Directive >> Using the listing below, please print exactly the lines from the one with "What Plotly code" through the one with "import plotly.graph_objects as go". Leave out every picture.

Exercise input >>

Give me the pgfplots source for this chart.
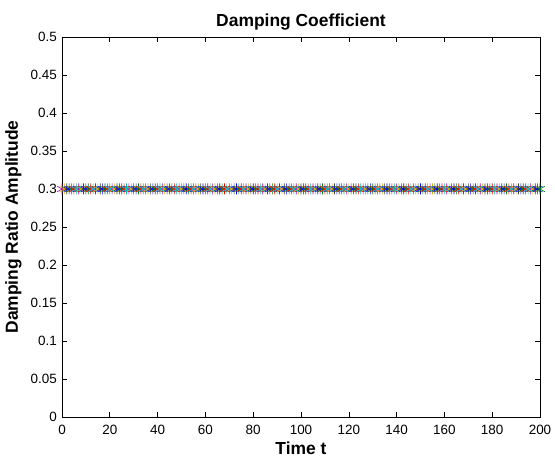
\documentclass[border=0pt]{standalone}
\usepackage{fontspec}
\setmainfont{Liberation Sans}
\usepackage{pgfplots}
\pgfplotsset{compat=1.18}

\definecolor{mb}{rgb}{0,0,1}
\definecolor{mg}{rgb}{0,0.5,0}
\definecolor{mr}{rgb}{1,0,0}
\definecolor{mc}{rgb}{0,0.75,0.75}
\definecolor{mm}{rgb}{0.75,0,0.75}
\definecolor{my}{rgb}{0.75,0.75,0}
\definecolor{mk}{rgb}{0.25,0.25,0.25}

\begin{document}
\begin{tikzpicture}
\useasboundingbox (-62bp,-42bp) rectangle (493bp,417bp);
\begin{axis}[
    scale only axis,
    width=478bp, height=380bp,
    xmin=0, xmax=200, ymin=0, ymax=0.5,
    xtick={0,20,...,200},
    ytick={0,0.05,...,0.5},
    yticklabels={0,0.05,0.1,0.15,0.2,0.25,0.3,0.35,0.4,0.45,0.5},
    tick align=inside, tick pos=both,
    major tick length=5bp,
    axis line style={line width=0.6bp},
    every tick/.style={black, line width=0.6bp},
    font=\fontsize{13.5}{16}\selectfont,
    /pgf/number format/assume math mode=true,
    xticklabel style={anchor=north, inner sep=0pt, yshift=-8bp},
    yticklabel style={anchor=east, inner sep=0pt, xshift=-5bp},
    every axis title/.style={at={(axis description cs:0.5,1)}, anchor=base, yshift=10bp, font=\fontsize{17.5}{20}\selectfont\bfseries},
    every axis x label/.style={at={(axis description cs:0.5,0)}, anchor=base, inner sep=0pt, yshift=-37bp, font=\fontsize{17.5}{20}\selectfont\bfseries},
    every axis y label/.style={at={(axis description cs:0,0.5)}, xshift=-44bp, rotate=90, anchor=base, font=\fontsize{17.5}{20}\selectfont\bfseries},
    title={Damping Coefficient},
    xlabel={Time t},
    ylabel={Damping Ratio Amplitude},
    clip=false,
    every axis plot/.append style={only marks, mark=asterisk, mark size=5.5bp, line width=0.6bp},
]
\addplot[mm] coordinates {(0,0.3) (7,0.3) (14,0.3) (21,0.3) (28,0.3) (35,0.3) (42,0.3) (49,0.3) (56,0.3) (63,0.3) (70,0.3) (77,0.3) (84,0.3) (91,0.3) (98,0.3) (105,0.3) (112,0.3) (119,0.3) (126,0.3) (133,0.3) (140,0.3) (147,0.3) (154,0.3) (161,0.3) (168,0.3) (175,0.3) (182,0.3) (189,0.3) (196,0.3)};
\addplot[my] coordinates {(1,0.3) (8,0.3) (15,0.3) (22,0.3) (29,0.3) (36,0.3) (43,0.3) (50,0.3) (57,0.3) (64,0.3) (71,0.3) (78,0.3) (85,0.3) (92,0.3) (99,0.3) (106,0.3) (113,0.3) (120,0.3) (127,0.3) (134,0.3) (141,0.3) (148,0.3) (155,0.3) (162,0.3) (169,0.3) (176,0.3) (183,0.3) (190,0.3) (197,0.3)};
\addplot[mk] coordinates {(2,0.3) (9,0.3) (16,0.3) (23,0.3) (30,0.3) (37,0.3) (44,0.3) (51,0.3) (58,0.3) (65,0.3) (72,0.3) (79,0.3) (86,0.3) (93,0.3) (100,0.3) (107,0.3) (114,0.3) (121,0.3) (128,0.3) (135,0.3) (142,0.3) (149,0.3) (156,0.3) (163,0.3) (170,0.3) (177,0.3) (184,0.3) (191,0.3) (198,0.3)};
\addplot[mb] coordinates {(3,0.3) (10,0.3) (17,0.3) (24,0.3) (31,0.3) (38,0.3) (45,0.3) (52,0.3) (59,0.3) (66,0.3) (73,0.3) (80,0.3) (87,0.3) (94,0.3) (101,0.3) (108,0.3) (115,0.3) (122,0.3) (129,0.3) (136,0.3) (143,0.3) (150,0.3) (157,0.3) (164,0.3) (171,0.3) (178,0.3) (185,0.3) (192,0.3) (199,0.3)};
\addplot[mg] coordinates {(4,0.3) (11,0.3) (18,0.3) (25,0.3) (32,0.3) (39,0.3) (46,0.3) (53,0.3) (60,0.3) (67,0.3) (74,0.3) (81,0.3) (88,0.3) (95,0.3) (102,0.3) (109,0.3) (116,0.3) (123,0.3) (130,0.3) (137,0.3) (144,0.3) (151,0.3) (158,0.3) (165,0.3) (172,0.3) (179,0.3) (186,0.3) (193,0.3) (200,0.3)};
\addplot[mr] coordinates {(5,0.3) (12,0.3) (19,0.3) (26,0.3) (33,0.3) (40,0.3) (47,0.3) (54,0.3) (61,0.3) (68,0.3) (75,0.3) (82,0.3) (89,0.3) (96,0.3) (103,0.3) (110,0.3) (117,0.3) (124,0.3) (131,0.3) (138,0.3) (145,0.3) (152,0.3) (159,0.3) (166,0.3) (173,0.3) (180,0.3) (187,0.3) (194,0.3)};
\addplot[mc] coordinates {(6,0.3) (13,0.3) (20,0.3) (27,0.3) (34,0.3) (41,0.3) (48,0.3) (55,0.3) (62,0.3) (69,0.3) (76,0.3) (83,0.3) (90,0.3) (97,0.3) (104,0.3) (111,0.3) (118,0.3) (125,0.3) (132,0.3) (139,0.3) (146,0.3) (153,0.3) (160,0.3) (167,0.3) (174,0.3) (181,0.3) (188,0.3) (195,0.3)};
\end{axis}
\end{tikzpicture}
\end{document}
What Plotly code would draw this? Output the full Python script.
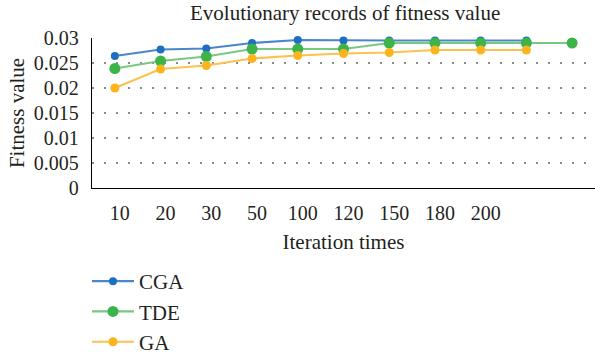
import plotly.graph_objects as go

categories = ["10", "20", "30", "50", "100", "120", "150", "180", "200", "", ""]
cga = [0.0264, 0.0277, 0.0279, 0.0290, 0.0296, 0.0295, 0.0295, 0.0295, 0.0295, 0.0295]
tde = [0.0239, 0.0254, 0.0263, 0.0278, 0.0278, 0.0278, 0.0290, 0.0290, 0.0290, 0.0290, 0.0290]
ga = [0.0200, 0.0238, 0.0245, 0.0259, 0.0265, 0.0269, 0.0271, 0.0276, 0.0276, 0.0276]
tick_labels = ["10", "20", "30", "50", "100", "120", "150", "180", "200"]

FONT = "Liberation Serif"
TXT = "#231f20"

fig = go.Figure()
series = [
    ("CGA", cga, "#1f6fc0", "#4a86c9", 8),
    ("TDE", tde, "#3cb44a", "#78c97f", 11),
    ("GA", ga, "#fbb41e", "#fbc24e", 9),
]
for name, vals, mc, lc, ms in series:
    fig.add_trace(go.Scatter(
        x=list(range(len(vals))), y=vals, name=name, mode="lines+markers",
        line=dict(color=lc, width=2.2),
        marker=dict(color=mc, size=ms),
        cliponaxis=False,
    ))

fig.update_layout(
    width=595, height=362,
    margin=dict(l=92, r=0, t=38, b=163),
    paper_bgcolor="white", plot_bgcolor="white",
    font=dict(family=FONT, size=20, color=TXT),
    title=dict(text="Evolutionary records of fitness value", x=0.58, xanchor="center",
               y=0.965, yanchor="middle", font=dict(family=FONT, size=21, color=TXT)),
    legend=dict(x=-0.01, xanchor="left", y=-0.488, yanchor="top",
                font=dict(family=FONT, size=21, color=TXT),
                tracegroupgap=0, itemwidth=42, bgcolor="rgba(0,0,0,0)"),
    showlegend=True,
)
fig.update_xaxes(
    range=[-0.5, len(categories) - 0.5],
    tickmode="array", tickvals=list(range(len(tick_labels))), ticktext=tick_labels,
    showgrid=False, zeroline=False, showline=True, linecolor="#000", linewidth=1.3,
    ticks="", ticklabelshift=5, ticklabelstandoff=7,
    title=dict(text="Iteration times", standoff=11, font=dict(family=FONT, size=21, color=TXT)),
    tickfont=dict(family=FONT, size=20, color=TXT),
)
fig.update_yaxes(
    range=[0, 0.03], tickmode="array",
    tickvals=[0, 0.005, 0.01, 0.015, 0.02, 0.025, 0.03],
    ticktext=["0", "0.005", "0.01", "0.015", "0.02", "0.025", "0.03"],
    showgrid=True, gridcolor="#8a8a8a", gridwidth=1.5, griddash="1.5px,10.5px",
    zeroline=False, showline=True, linecolor="#000", linewidth=1.3, ticks="",
    ticklabelstandoff=8,
    title=dict(text="Fitness value", standoff=3, font=dict(family=FONT, size=21, color=TXT)),
    tickfont=dict(family=FONT, size=20, color=TXT),
)

fig.write_html("out.html")
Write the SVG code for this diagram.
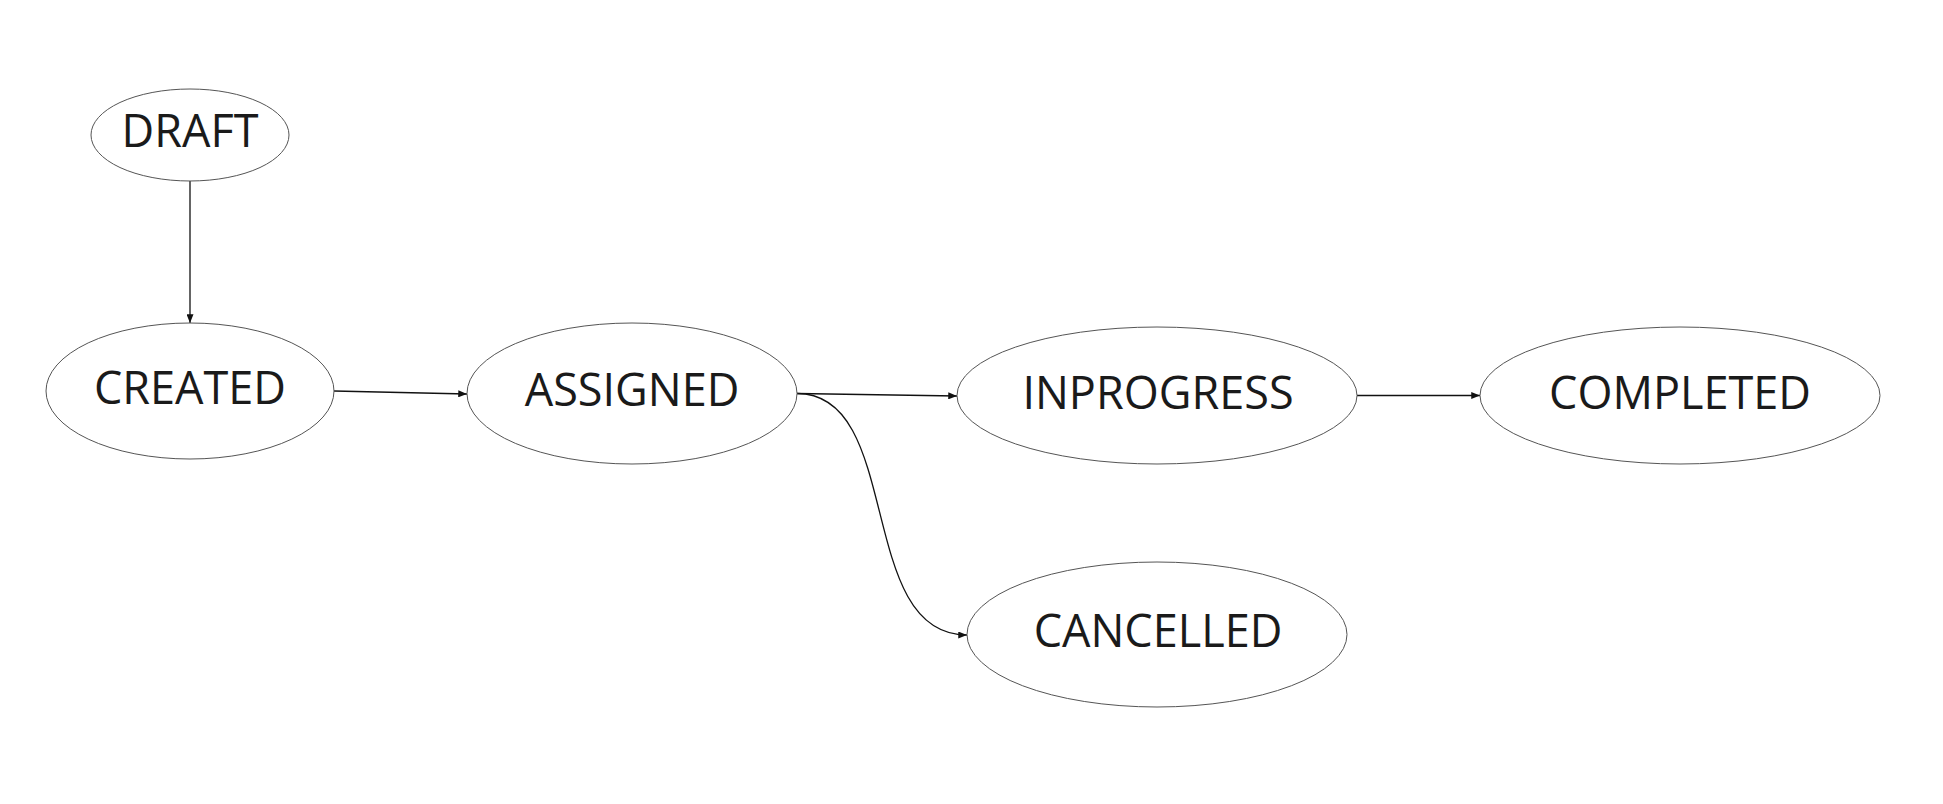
<svg xmlns="http://www.w3.org/2000/svg" width="1943" height="804" viewBox="0 0 1943 804">
<style>
.node ellipse{fill:#ffffff;stroke:#555555;stroke-width:1}
.node text{font-family:"Open Sans","Noto Sans",sans-serif;font-size:45px;fill:#1a1a1a;text-anchor:middle}
.edge{fill:none;stroke:#111111;stroke-width:1.3;marker-end:url(#arrow)}
</style>
<defs>
<marker id="arrow" viewBox="0 0 10 8" refX="10" refY="4" markerWidth="9" markerHeight="7" markerUnits="userSpaceOnUse" orient="auto">
<path d="M0,0 L10,4 L0,8 z" fill="#111111"/>
</marker>
</defs>
<rect width="1943" height="804" fill="#ffffff"/>
<g id="connectors">
<path class="edge" d="M190,181 L190,323"/>
<path class="edge" d="M334,391 L467,394"/>
<path class="edge" d="M797,393.5 L957,396"/>
<path class="edge" d="M797,393.5 C904,393.5 855,635 967,635"/>
<path class="edge" d="M1357,395.5 L1480,395.5"/>
</g>
<g id="DRAFT" class="node"><ellipse cx="190" cy="135" rx="99" ry="46"/><text x="190" y="146.5">DRAFT</text></g>
<g id="CREATED" class="node"><ellipse cx="190" cy="391" rx="144" ry="68"/><text x="190" y="403.5">CREATED</text></g>
<g id="ASSIGNED" class="node"><ellipse cx="632" cy="393.5" rx="165" ry="70.5"/><text x="632" y="406">ASSIGNED</text></g>
<g id="INPROGRESS" class="node"><ellipse cx="1157" cy="395.5" rx="200" ry="68.5"/><text x="1158" y="408.5">INPROGRESS</text></g>
<g id="COMPLETED" class="node"><ellipse cx="1680" cy="395.5" rx="200" ry="68.5"/><text x="1680" y="408.5">COMPLETED</text></g>
<g id="CANCELLED" class="node"><ellipse cx="1157" cy="634.5" rx="190" ry="72.5"/><text x="1158" y="646.5">CANCELLED</text></g>
</svg>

Exercise output >>
What Plotly code would draw this? Output the full Python script.
import plotly.graph_objects as go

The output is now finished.